Wall Street saw a 4.6% drop Monday afternoon, the biggest decline since August of 2011, with Dow Jones falling to a record breaking 1,175 points by the end of the day. This was the  worst closing point decline on record, according to CNN.

As a result, the industrial average fell below the 25,00 mark fir the first time since January 4th.

Dow was at 800 points by 3 p.m., steadily dropping too 1,500 points before buyers limited its' decline. In addition,  Nasdaq fell to %4, and Standard & Poor fell to 7.8 percent over the past few trading days. The New York Times noted, though, that the S&P drop over the last six trading days is similar in scale and speed to drops in January 2016 and August 2015.

The United States drop in stock was felt around the globe, as Japan's Nikkei index plunged 4% in Tuesday morning trading while the S&P/ASX 200 in Australia dropped 3%.

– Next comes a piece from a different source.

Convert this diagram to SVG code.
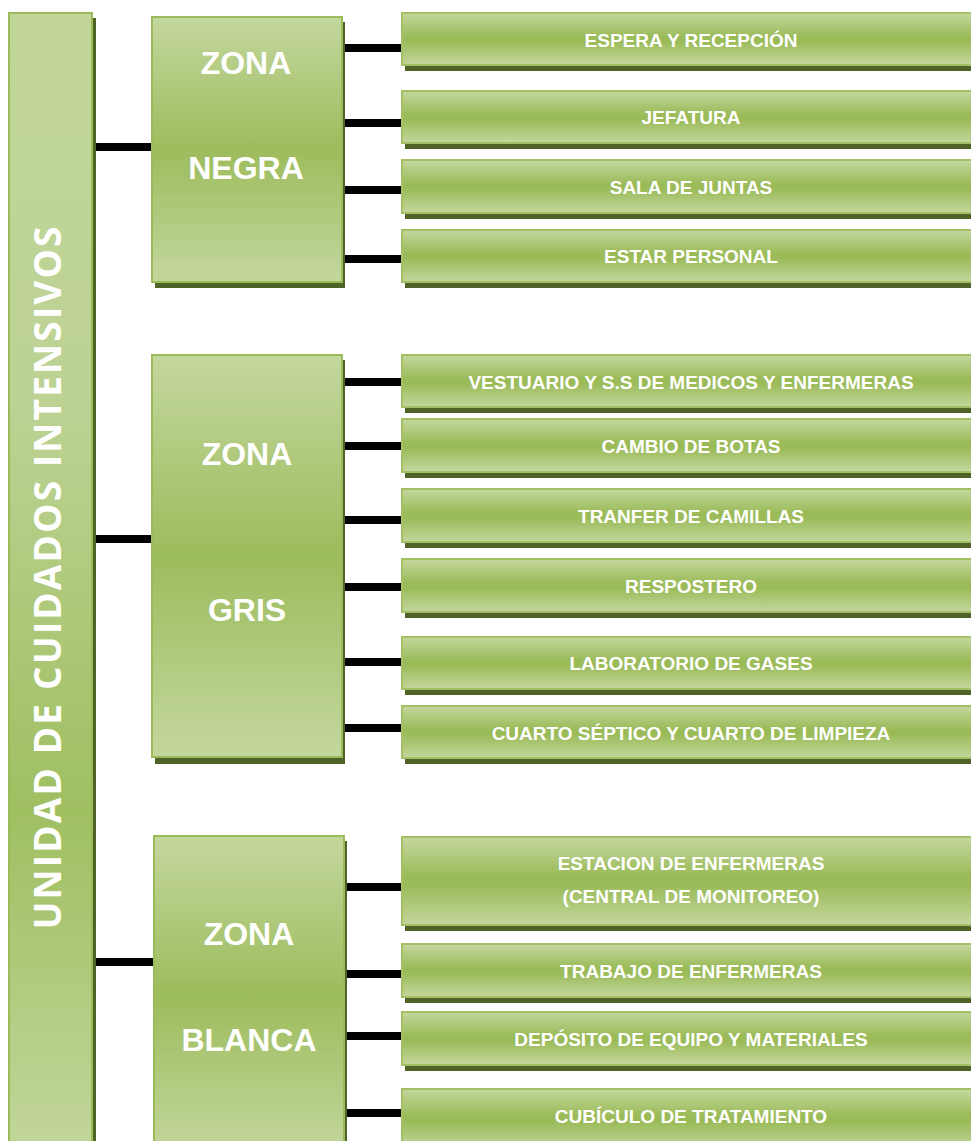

"The most important numbers to focus on are the fundamentals," Vice President Mike Pence said this morning. "And the fundamentals of this economy continue to be very strong."

CNN reports that investors main concern in this is the sell-off in the bond market, as the 10-year Treasury yield piked to a four-year high of 2.85% last week.

“The president’s focus is on our long-term economic fundamentals, which remain exceptionally strong, with strengthening U.S. economic growth, historically low unemployment and increasing wages for American workers,” said press secretary Sarah Huckabee Sanders in a statement issued by the White house. "The president’s tax cuts and regulatory reforms will further enhance the U.S. economy and continue to increase prosperity for the American people.”

According to Business Insider, there is potential for inflation to return causing a longer-term fear of Federal Reserve interest-rate hikes and possible a slowdown in economic growth. The cause, after all, for such a steep downfall in Dow stocks can be attributed to rising Federal interest rates, coupled with the fact that stocks have been growing too far, and too fast since November of 2016.

"Valuations got stretched and that led to a cascading effect today," said Sam Stovall, chief investment strategist at CFRA Research. "The market has to correct itself -- a resetting of the dials -- before this bull market can continue."

CNN states that though the market started off with a bang at the start of 2018, last week went on record as the worst in Wall Street's history. Nearly $1 trillion of market value was erased from the S&P 500 last week.

"Take a deep breath," wrote Analysts at Bespoke Investment Group. "For those investors that may have forgotten, this is what a market decline feels like."